SEC. 6. PUBLIC INTEREST DISCLOSURES TO STATE BOXING COMMISSIONS.
(a) IN GENERAL- The Professional Boxing Safety Act of 1996 (15 U.S.C. 6301 et seq.), as amended by section 5 of this Act, is amended by--
(1) redesignating section 17 as redesignated by section 5 of this Act, as section 18; and
(2) by inserting after section 16 the following:
‘SEC. 17. REQUIRED DISCLOSURES TO STATE BOXING COMMISSIONS.
‘(a) SANCTIONING ORGANIZATIONS- Before sanctioning a professional boxing match in a State, a sanctioning organization shall provide to the boxing commission of, or responsible for sanctioning matches in, that State a written statement of--
‘(1) all charges, fees, and costs the organization will assess any boxer participating in that match;
‘(2) all payments, benefits, complimentary benefits, and fees the organization will receive for its affiliation with the event, from the promoter, host of the event, and all other sources; and
‘(3) such additional information as the commission may require.
‘(b) PROMOTERS- Before a professional boxing match organized, promoted, or produced by a promoter is held in a State, the promoter shall provide a statement in writing to the boxing commission of, or responsible for sanctioning matches in, that State--
‘(1) a copy of any agreement in writing to which the promoter is a party with any boxer participating in the match;
‘(2) a statement made under penalty of perjury that there are no other agreements, written or oral, between the promoter and the boxer with respect to that match; and
‘(3) a statement in writing of--
‘(A) all fees, charges, and expenses that will be assessed by or through the promoter on the boxer pertaining to the event, including any portion of the boxer’s purse that the promoter will receive, and training expenses; and
‘(B) all payments, gift, or benefits the promoter is providing to any sanctioning organization affiliated with the event.
‘(c) INFORMATION TO BE AVAILABLE TO STATE ATTORNEY GENERAL- A promoter shall make information
received under this section available to the chief law enforcement officer of the State in which the match is to be held upon request.

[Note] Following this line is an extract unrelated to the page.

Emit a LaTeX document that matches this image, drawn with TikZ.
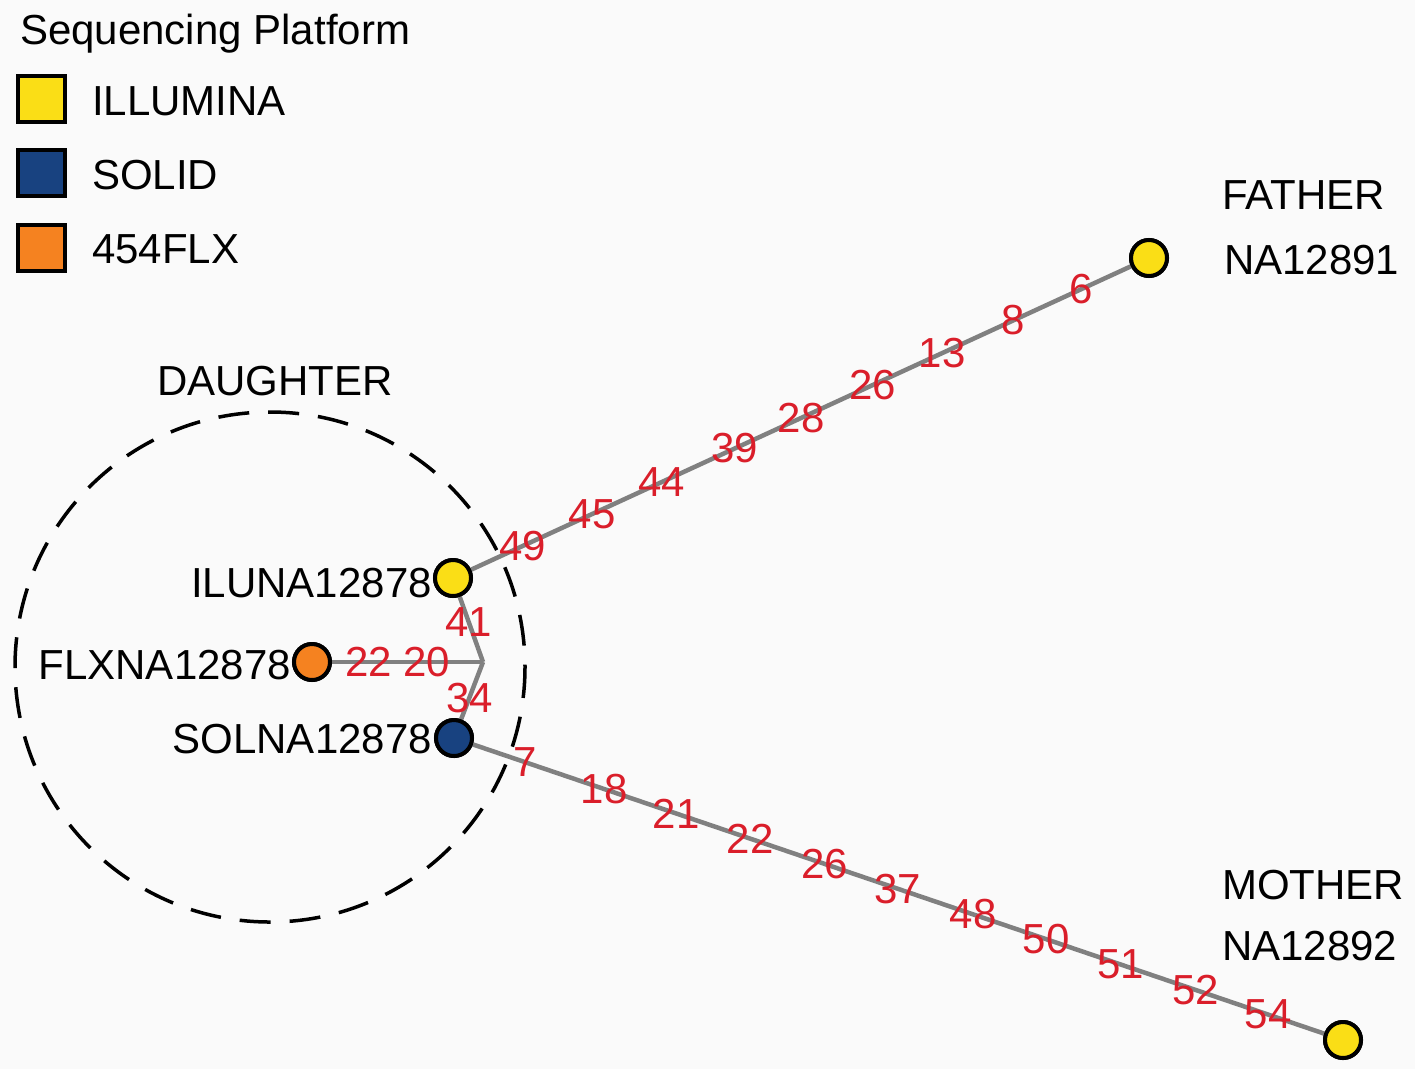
\documentclass[tikz,border=0pt]{standalone}
\usepackage{fontspec}
\setmainfont{Liberation Sans}
\usetikzlibrary{calc}
\definecolor{bgc}{RGB}{250,250,250}
\definecolor{ylw}{RGB}{250,222,22}
\definecolor{blu}{RGB}{24,66,128}
\definecolor{org}{RGB}{245,130,32}
\definecolor{redl}{RGB}{218,30,42}
\definecolor{edgec}{RGB}{128,128,128}
\tikzset{
  dot/.style={circle, draw=black, line width=4pt, minimum size=36pt, inner sep=0pt},
  legbox/.style={rectangle, draw=black, line width=4pt, minimum width=47pt, minimum height=46pt, inner sep=0pt},
  edge/.style={draw=edgec, line width=4.5pt},
  lbl/.style={text=redl, inner sep=0pt, font=\fontsize{42}{50}\selectfont},
  txt/.style={inner sep=0pt, font=\fontsize{42}{50}\selectfont},
  ring/.style={draw=black, line width=3.5pt, dash pattern=on 31pt off 19pt}
}
\begin{document}
\begin{tikzpicture}[x=1pt,y=-1pt]
\fill[bgc] (0,0) rectangle (1415,1069);
\useasboundingbox (0,0) rectangle (1415,1069);

% legend
\node[txt, anchor=base west] (legtitle) at (20,44) {Sequencing Platform};
\node[legbox, fill=ylw] (legy) at (41,99) {};
\node[legbox, fill=blu] (legb) at (41,173) {};
\node[legbox, fill=org] (lego) at (41,248) {};
\node[txt, anchor=base west] (legyt) at (92,115) {ILLUMINA};
\node[txt, anchor=base west] (legbt) at (92,189) {SOLID};
\node[txt, anchor=base west] (legot) at (92,263) {454FLX};

% daughter ring
\draw[ring] (270,667) circle (255);
\node[txt, anchor=base] (daut) at (275,395) {DAUGHTER};

% nodes
\node[dot, fill=ylw] (ilu) at (453,578) {};
\node[dot, fill=org] (flx) at (312,662) {};
\node[dot, fill=blu] (sol) at (454,738) {};
\node[dot, fill=ylw] (father) at (1149,258) {};
\node[dot, fill=ylw] (mother) at (1343,1040) {};
\coordinate (j) at (483,662);

% node texts
\node[txt, anchor=base east] (ilut) at (432,597) {ILUNA12878};
\node[txt, anchor=base east] (flxt) at (291,679) {FLXNA12878};
\node[txt, anchor=base east] (solt) at (432,753) {SOLNA12878};
\node[txt, anchor=base west] (fat1) at (1222,209) {FATHER};
\node[txt, anchor=base west] (fat2) at (1224,274) {NA12891};
\node[txt, anchor=base west] (mot1) at (1222,899) {MOTHER};
\node[txt, anchor=base west] (mot2) at (1222,960) {NA12892};

% edges
\draw[edge] (ilu) -- (father);
\draw[edge] (sol) -- (mother);
\draw[edge] (ilu) -- (j);
\draw[edge] (sol) -- (j);
\draw[edge] (flx) -- (j);

% redraw nodes on top
\node[dot, fill=ylw] at (ilu) {};
\node[dot, fill=org] at (flx) {};
\node[dot, fill=blu] at (sol) {};
\node[dot, fill=ylw] at (father) {};
\node[dot, fill=ylw] at (mother) {};

% edge labels
\path (ilu.center) -- (father.center)
  node[lbl, pos=0.10] (f1) {49}
  node[lbl, pos=0.20] (f2) {45}
  node[lbl, pos=0.30] (f3) {44}
  node[lbl, pos=0.405] (f4) {39}
  node[lbl, pos=0.50] (f5) {28}
  node[lbl, pos=0.603] (f6) {26}
  node[lbl, pos=0.703] (f7) {13}
  node[lbl, pos=0.805] (f8) {8}
  node[lbl, pos=0.902] (f9) {6};
\path (sol.center) -- (mother.center)
  node[lbl, pos=0.080] (m1) {7}
  node[lbl, pos=0.169] (m2) {18}
  node[lbl, pos=0.250] (m3) {21}
  node[lbl, pos=0.333] (m4) {22}
  node[lbl, pos=0.417] (m5) {26}
  node[lbl, pos=0.499] (m6) {37}
  node[lbl, pos=0.584] (m7) {48}
  node[lbl, pos=0.666] (m8) {50}
  node[lbl, pos=0.750] (m9) {51}
  node[lbl, pos=0.834] (m10) {52}
  node[lbl, pos=0.916] (m11) {54};
\path (ilu.center) -- (j) node[lbl, pos=0.52] (s1) {41};
\path (sol.center) -- (j) node[lbl, pos=0.53] (s2) {34};
\path (flx.center) -- (j)
  node[lbl, pos=0.33] (s3) {22}
  node[lbl, pos=0.67] (s4) {20};
\end{tikzpicture}
\end{document}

‘(d) EXCEPTION- The requirements of this section do not apply in connection with a professional boxing match scheduled to last less than 10 rounds.’.
SEC. 7. ENFORCEMENT.
Section 10 of the Professional Boxing Safety Act of 1996 (15 U.S.C. 6309) is amended by--
(1) inserting a comma and ‘other than section 9(b), 15, 16, or 17,’ after ‘this Act’ in subsection (b)(1);
(2) redesignating paragraphs (2) and (3) of subsection (b) as paragraphs (3) and (4), respectively, and inserting after paragraph (1) the following:
‘(2) VIOLATION OF ANTI-EXPLOITATION, SANCTIONING ORGANIZATION, OR DISCLOSURE PROVISIONS- Any person who knowingly violates any provision of section 9(b), 15, 16, or 17 of this Act shall, upon conviction, be imprisoned for not more than 1 year or fined not more than--
‘(A) $100,000; and
‘(B) if the violations occur in connection with a professional boxing match the gross revenues for which exceed $2,000,000, such additional amount as the court finds appropriate,
or both.’; and
(3) adding at the end thereof the following:
‘(c) ACTIONS BY STATES- Whenever the chief law enforcement officer of any State has reason to believe that a person or organization is engaging in practices which violate any requirement of this Act, the State, as parens patriae, may bring a civil action on behalf of its residents in an appropriate district court of the United States--
‘(1) to enjoin the holding of any professional boxing match which the practice involves;
‘(2) to enforce compliance with this Act;
‘(3) to obtain the fines provided under subsection (b) or appropriate restitution; or
‘(4) to obtain such other relief as the court may deem appropriate.
‘(d) PRIVATE RIGHT OF ACTION- Any boxer who suffers economic injury as a result of a violation of any provision of this Act may bring an action in the appropriate Federal or State court and recover the damages suffered, court costs, and reasonable attorneys fees and expenses.’.
SEC. 8. PROFESSIONAL BOXING SAFETY ACT AMENDMENTS.
(a) DEFINITIONS- Section 2 of the Professional Boxing Safety Act of 1996 (15 U.S.C. 6301), as amended by section 5(c) of this Act, is amended by adding at the end thereof the following:
‘(12) SUSPENSION- The term ‘suspension’ includes within its meaning the revocation of a boxing license.’.
(b) STATE BOXING COMMISSION PROCEDURES- Section 7(a)(2) of such Act (15 U.S.C. 6306(a)(2)) is amended--
(1) by striking ‘or’ in subparagraph (C);
(2) by striking ‘documents.’ at the end of subparagraph (D) and inserting ‘documents; or’; and
(3) adding at the end thereof the following:
‘(E) unsportsmanlike conduct or other inappropriate behavior inconsistent with generally accepted methods of competition in a professional boxing match.’.